> **Supplied information**:
▼

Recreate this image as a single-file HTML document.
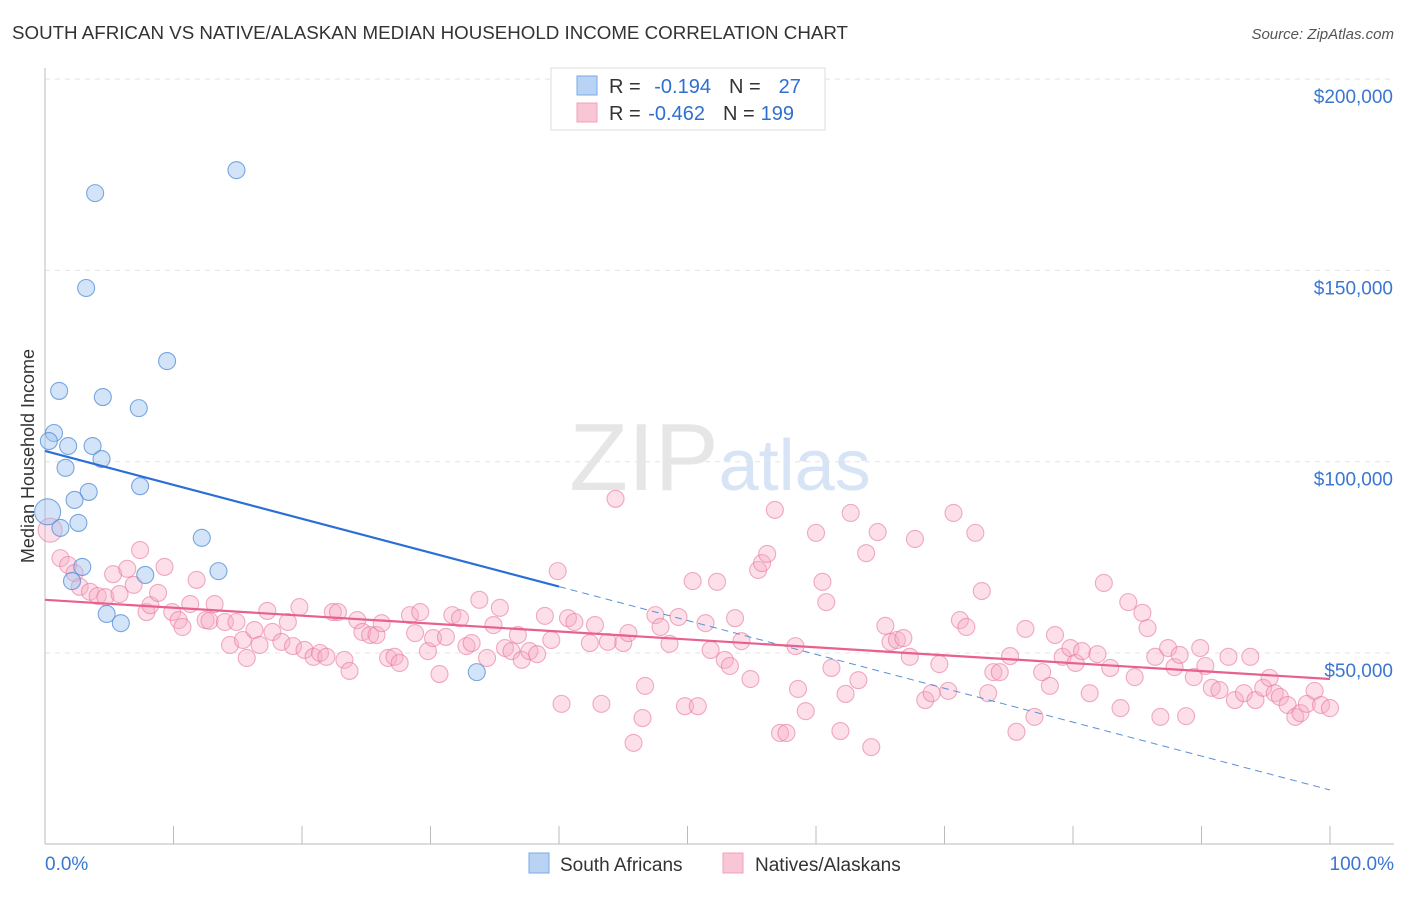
<!DOCTYPE html>
<html><head><meta charset="utf-8"><style>
body{margin:0;background:#fff;font-family:"Liberation Sans",sans-serif;}
svg text{font-family:"Liberation Sans",sans-serif;}
</style></head><body>
<svg id="chart" width="1406" height="892" xmlns="http://www.w3.org/2000/svg">
<text x="12" y="39" font-size="18" fill="#333" textLength="836" lengthAdjust="spacingAndGlyphs">SOUTH AFRICAN VS NATIVE/ALASKAN MEDIAN HOUSEHOLD INCOME CORRELATION CHART</text>
<text x="1394" y="39" font-size="15" fill="#555" text-anchor="end" font-style="italic">Source: ZipAtlas.com</text>
<text x="720" y="490" font-size="96" text-anchor="middle" fill="#e6e6e6" font-family="Liberation Serif"><tspan>ZIP</tspan><tspan fill="#d6e4f5" font-family="Liberation Sans" font-size="72">atlas</tspan></text>
<g id="grid"></g>
<g id="axes"></g>
<g id="pink"></g>
<g id="blue"></g>
<g id="trends"></g>
<text transform="translate(34,456) rotate(-90)" font-size="18" fill="#333" text-anchor="middle">Median Household Income</text>
<g>
<rect x="551" y="68" width="274" height="62" fill="#fff" stroke="#ddd"/>
<rect x="577" y="76" width="20" height="19" fill="#b9d3f5" stroke="#7aa8e6"/>
<rect x="577" y="103" width="20" height="19" fill="#f9c6d6" stroke="#f0a0bc"/>
<text x="609" y="93" font-size="20" fill="#333">R = <tspan fill="#2f6fd1" dx="8">-0.194</tspan><tspan fill="#333" dx="18">N =</tspan><tspan fill="#2f6fd1" dx="18">27</tspan></text>
<text x="609" y="120" font-size="20" fill="#333">R = <tspan fill="#2f6fd1" dx="2">-0.462</tspan><tspan fill="#333" dx="18">N =</tspan><tspan fill="#2f6fd1" dx="6">199</tspan></text>
</g>
<g>
<rect x="529" y="853" width="20" height="20" fill="#b9d3f5" stroke="#7aa8e6"/>
<text x="560" y="871" font-size="19" fill="#333">South Africans</text>
<rect x="723" y="853" width="20" height="20" fill="#f9c6d6" stroke="#f0a0bc"/>
<text x="755" y="871" font-size="19" fill="#333">Natives/Alaskans</text>
</g>
</svg>
<script>
const yTicks=[50000,100000,150000,200000];
const yTickLabels=["$50,000","$100,000","$150,000","$200,000"];
const xTickLabels=["0.0%","100.0%"];
const blueX=[14.9,3.9,3.2,9.5,1.1,4.5,7.3,0.7,0.3,1.8,3.7,4.4,1.6,7.4,3.4,2.3,0.2,2.6,1.2,12.2,2.9,13.5,7.8,2.1,4.8,5.9,33.6];
const blueY=[176.2,170.2,145.4,126.3,118.5,116.9,114,107.5,105.4,104.1,104.1,100.7,98.4,93.6,92.1,90,86.9,84,82.7,80.1,72.5,71.4,70.4,68.8,60.2,57.8,45];
const pinkX=[0.4,1.2,1.8,2.3,2.7,3.5,4.1,4.7,5.3,5.8,6.4,6.9,7.4,7.9,8.2,8.8,9.3,9.9,10.4,10.7,11.3,11.8,12.5,12.8,13.2,14,14.4,14.9,15.4,15.7,16.3,16.7,17.3,17.7,18.4,18.9,19.3,19.8,20.2,20.9,21.4,21.9,22.4,22.8,23.3,23.7,24.3,24.7,25.3,25.8,26.2,26.7,27.2,27.6,28.4,28.8,29.2,29.8,30.2,30.7,31.2,31.7,32.3,32.8,33.2,33.8,34.4,34.9,35.4,35.8,36.3,36.8,37.1,37.7,38.3,38.9,39.4,39.9,40.2,40.7,41.2,42.4,42.8,43.3,43.8,44.4,45,45.4,45.8,46.5,46.7,47.5,47.9,48.6,49.3,49.8,50.4,50.8,51.4,51.8,52.3,52.9,53.3,53.7,54.2,54.9,55.5,55.8,56.2,56.8,57.2,57.7,58.4,58.6,59.2,60,60.5,60.8,61.2,61.9,62.3,62.7,63.3,63.9,64.3,64.8,65.4,65.8,66.3,66.8,67.3,67.7,68.5,69,69.6,70.3,70.7,71.2,71.7,72.4,72.9,73.4,73.8,74.3,75.1,75.6,76.3,77,77.6,78.2,78.6,79.2,79.8,80.2,80.7,81.3,81.9,82.4,82.9,83.7,84.3,84.8,85.4,85.8,86.4,86.8,87.4,87.9,88.3,88.8,89.4,89.9,90.3,90.8,91.4,92.1,92.6,93.3,93.8,94.2,94.8,95.3,95.7,96.1,96.7,97.3,97.7,98.2,98.8,99.3,100];
const pinkY=[82.1,74.8,73,70.9,67.3,66,64.9,64.6,70.6,65.4,72,67.8,76.9,60.7,62.5,65.7,72.5,60.7,58.6,56.8,62.8,69.1,58.6,58.4,62.8,58.1,52.1,58.1,53.4,48.7,56,52.1,61,55.5,52.9,58.1,51.8,62,50.8,49,50,49,60.7,60.7,48.2,45.3,58.6,55.5,54.7,54.7,57.8,48.7,49,47.4,59.9,55.2,60.7,50.5,53.9,44.5,54.2,59.9,59.1,51.8,52.6,63.9,48.7,57.3,61.8,51.3,50.5,54.7,48.2,50.5,49.7,59.7,53.4,71.4,36.7,59.1,58.1,52.6,57.3,36.7,52.9,90.3,52.6,55.2,26.5,33,41.4,59.9,56.8,52.4,59.4,36.1,68.8,36.1,57.8,50.8,68.6,48.2,46.6,59.1,53.1,43.2,71.7,73.5,75.9,87.4,29.1,29.1,51.8,40.6,34.8,81.4,68.6,63.3,46.1,29.6,39.3,86.6,42.9,76.1,25.4,81.6,57.1,52.9,53.4,53.9,49,79.8,37.7,39.5,47.1,40.1,86.6,58.6,56.8,81.4,66.2,39.5,45,45,49.2,29.4,56.3,33.3,45,41.4,54.7,49,51.3,47.4,50.5,39.5,49.7,68.3,46.1,35.6,63.3,43.7,60.5,56.5,49,33.3,51.3,46.3,49.5,33.5,43.7,51.3,46.6,40.9,40.3,49,37.7,39.5,49,37.7,40.9,43.5,39.5,38.5,36.4,33.3,34.3,36.7,40.1,36.4,35.6];
const blueTrend=[102.8,14.2];
const blueSolidEnd=40;
const pinkTrend=[63.9,43.2];
const NS="http://www.w3.org/2000/svg";
const X=p=>45+p*12.85;
const Y=v=>653-(v-50)*3.826;
function mk(tag,parent,attrs){const e=document.createElementNS(NS,tag);for(const k in attrs)e.setAttribute(k,attrs[k]);document.getElementById(parent).appendChild(e);return e;}
yTicks.forEach((t,i)=>{
 const l=mk('line','grid',{x1:45,x2:1394,y1:Y(t/1000),y2:Y(t/1000),stroke:'#e4e4e4','stroke-dasharray':'5,5'});
 
 
 const tx=mk('text','grid',{x:1393,y:Y(t/1000)+24,'font-size':19,fill:'#3a76d0','text-anchor':'end'});
 tx.textContent=yTickLabels[i];
 
 
});
const ax=mk('line','axes',{x1:45,x2:45,y1:68,y2:844,stroke:'#bbb'});


const bx=mk('line','axes',{x1:45,x2:1394,y1:844,y2:844,stroke:'#bbb'});


for(let i=0;i<=10;i++){const t=mk('line','axes',{x1:X(i*10),x2:X(i*10),y1:826,y2:844,stroke:'#bbb'});
 
 }
xTickLabels.forEach((s,i)=>{const t=mk('text','axes',{x:i?1394:45,y:870,'font-size':19,fill:'#3a76d0','text-anchor':i?'end':'start'});t.textContent=s;
 
 });
pinkX.forEach((x,i)=>{const c=mk('circle','pink',{cx:X(x),cy:Y(pinkY[i]),r:i==0?12:8.5,fill:'rgba(246,170,196,0.38)',stroke:'rgba(232,120,155,0.6)','stroke-width':1.1});
 
 });
blueX.forEach((x,i)=>{const c=mk('circle','blue',{cx:X(x),cy:Y(blueY[i]),r:blueY[i]==86.9?13:8.5,fill:'rgba(160,195,240,0.45)',stroke:'rgba(80,140,215,0.75)','stroke-width':1.1});
 
 });
const bAt=p=>blueTrend[0]+(blueTrend[1]-blueTrend[0])*p/100;
const b1=mk('line','trends',{x1:X(0),y1:Y(bAt(0)),x2:X(blueSolidEnd),y2:Y(bAt(blueSolidEnd)),stroke:'#2b6fd6','stroke-width':2.2});


const b2=mk('line','trends',{x1:X(blueSolidEnd),y1:Y(bAt(blueSolidEnd)),x2:X(100),y2:Y(bAt(100)),stroke:'#5a8fd8','stroke-width':1,'stroke-dasharray':'7,5'});


const p1=mk('line','trends',{x1:X(0),y1:Y(pinkTrend[0]),x2:X(100),y2:Y(pinkTrend[1]),stroke:'#e8608c','stroke-width':2.2});


</script>
</body></html>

▲

> **Written task**: Copy all lines above containing the string "document".

> **Output below**:
Recreate this image as a single-file HTML document.
function mk(tag,parent,attrs){const e=document.createElementNS(NS,tag);for(const k in attrs)e.setAttribute(k,attrs[k]);document.getElementById(parent).appendChild(e);return e;}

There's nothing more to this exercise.